Confessions of a Transitway freeloader

Ottawa has been fined $5,000 by the Canadian Transportation Agency for the failure of OC Transpo drivers to call out major and requested stops. More penalties could be on the way, and Transpo is threatening to suspend drivers for non-compliance.

The fine itself is peanuts, nothing compared to, for example, the $562,500 assessed against the city last fall for spewing almost one billion litres of raw sewage into the Ottawa River and failing to report it.

I also feel I’m in a poor position to scold. Like many cheapskates, I have perfected the trick o’ the transfer, packing my initial trip, return home and whatever errand I’m on into the hour-and-a-half allotted by a single fare.

On Friday, though, I experienced a failure of time management, and boarded my bus with mere minutes left on my transfer, which expired approximately mid-trip. Duration of my free ride: 11 minutes.

Technically, I could have been fined $150 for my perfidy.

Catch me and 33 other perps, and that $5,000 fine is paid off. There are many offences on the pretext of which a passenger can be relieved of $150, like smoking on Transpo property.

I hesitate to even mention such a course of action, given the city’s stated goal of recovering 50 to 55 per cent of transit costs from fares and, ahem, other revenue sources.

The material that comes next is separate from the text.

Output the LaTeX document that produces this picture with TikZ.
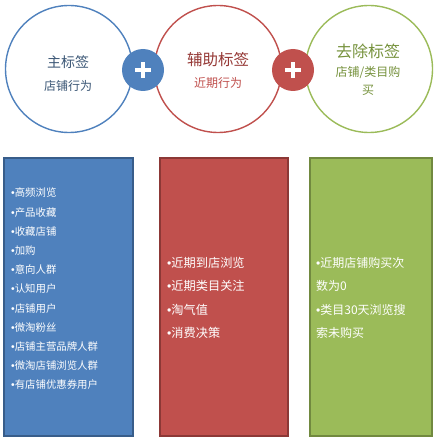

Numerous money-grubbing schemes have emerged recently, including gouging students older than 27 for regular bus passes, and last month’s 15 per cent hike in the price of a bus ticket (also selling them in sheets of six — two-and-a-half trips — to encourage you to buy another if you want to go home again).

Transpo also hired more fare enforcement officers. Are there that many scofflaws on the buses, desperados like myself with expired transfers or passes, stowaways boarding at the back doors without paying?

According to the company’s 2008 Performance Report, 7.3 per cent of riders checked were caught cheating, but only 15 per cent of those were actually fined, the others getting off with verbal or written warnings. More draconian ticketing might seem tempting.

Since 2000, when cities were permitted to keep the fines they collected from provincial offences, traffic enforcement has increased markedly. The lure of added revenue has proven too great. I’d hate to see budget obsessions turn our transit system into a rolling police state, crawling with fare enforcement goons to shake down passengers.